Tal vez sea conveniente copiar si se puede. La escuela ha conseguido convertir
a adolescentes en la época de mayor potencia personal de su vida en objetores
del conocimiento que nosotros les ofrecemos para convertirlos en pasivos
receptores del saber.
Todo esto me ha hecho reflexionar. Yo
había pensado que el fracaso era el de una escuela lasa que ha permitido el
declive del conocimiento y la puerilización del sistema. Pero ahora soy
consciente de que hay que cambiar la escuela, muy seriamente. Al menos la
escuela pública en que yo estoy en circunstancias sociales muy difíciles. No me
resigno a continuar con esta ficción de cobrar a cambio de una comedia en que
ni enseño nada ni ellos aprenden nada.
Este año –el último de mi vida docente-
será el más arriesgado de mi vida como profesor. Quiero dinamitar todo lo que
he hecho en los últimos años. Quiero hacer clases que los impliquen, que les
hagan pensar, que les hagan cuestionar todo. Que les hagan aprender con placer.

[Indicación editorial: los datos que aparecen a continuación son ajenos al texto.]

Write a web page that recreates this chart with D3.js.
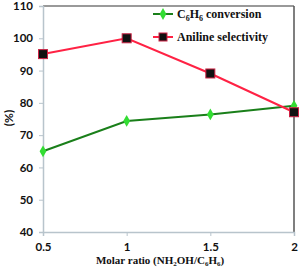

Quiero hacer de ellos el centro de la escuela y no yo. He de cambiar todo lo
que he creído importante en otros momentos propiciando mi aburrimiento y el
suyo. Quiero subirme al barco y estar en el mismo bando que ellos disfrutando
aprendiendo. Tiene que haber alguna forma de hacerlo.
Llevo varias semanas reflexionando,
investigando las últimas tendencias educativas en los países más avanzados.
Todo me hace reconocer que la escuela tal como la conocemos está muerta. Solo
el cinismo de unos, la comodidad de la mayoría, la resignación de otros permite
que el edificio se mantenga. Hay instrumentos intelectuales para idear otras
formas de enseñar, pero hemos de dar un giro copernicano a nuestro modo de
entender la escuela y el conocimiento para lograr hacer de la educación algo
que esté en consonancia con el tiempo en que vivimos. Como dice Ken Robinson,
la escuela actual está concebida para la realidad del siglo XIX y no para la
época en que estamos. Hacer examen de conciencia como profesores es esencial
para preguntarse después como Lenin ¿qué hacer?
Este Profesor en la secundaria es un
intento desesperado y gozoso de contestar a ese ¿qué hacer? Pero quiero
responder con la praxis de una nueva dimensión del profesor en relación con sus
alumnos a los que he de convencer emocionalmente, esto es básico, para que se
suban al barco en que yo no seré el capitán sino un primus inter pares que orientará, que promoverá preguntas, que no
exigirá respuestas, que no sancionará los errores, que pretenderá convertir el
aula, ese lugar terriblemente aburrido, en un lugar apasionante con música de
fondo.
He tenido un par de conversaciones con la
nueva directora del centro y me ha dicho que adelante. Tengo miedo pero más me
horroriza irme de aquí con la sensación de ser un impostor, un farsante, un
cínico que solo espera que pasen los días para llegar a puerto y cobrar el
sueldo de cada mes.
Este será el tema de Profesor en la Secundaria
este año. El propósito de cambiar todo de arriba abajo. Vale.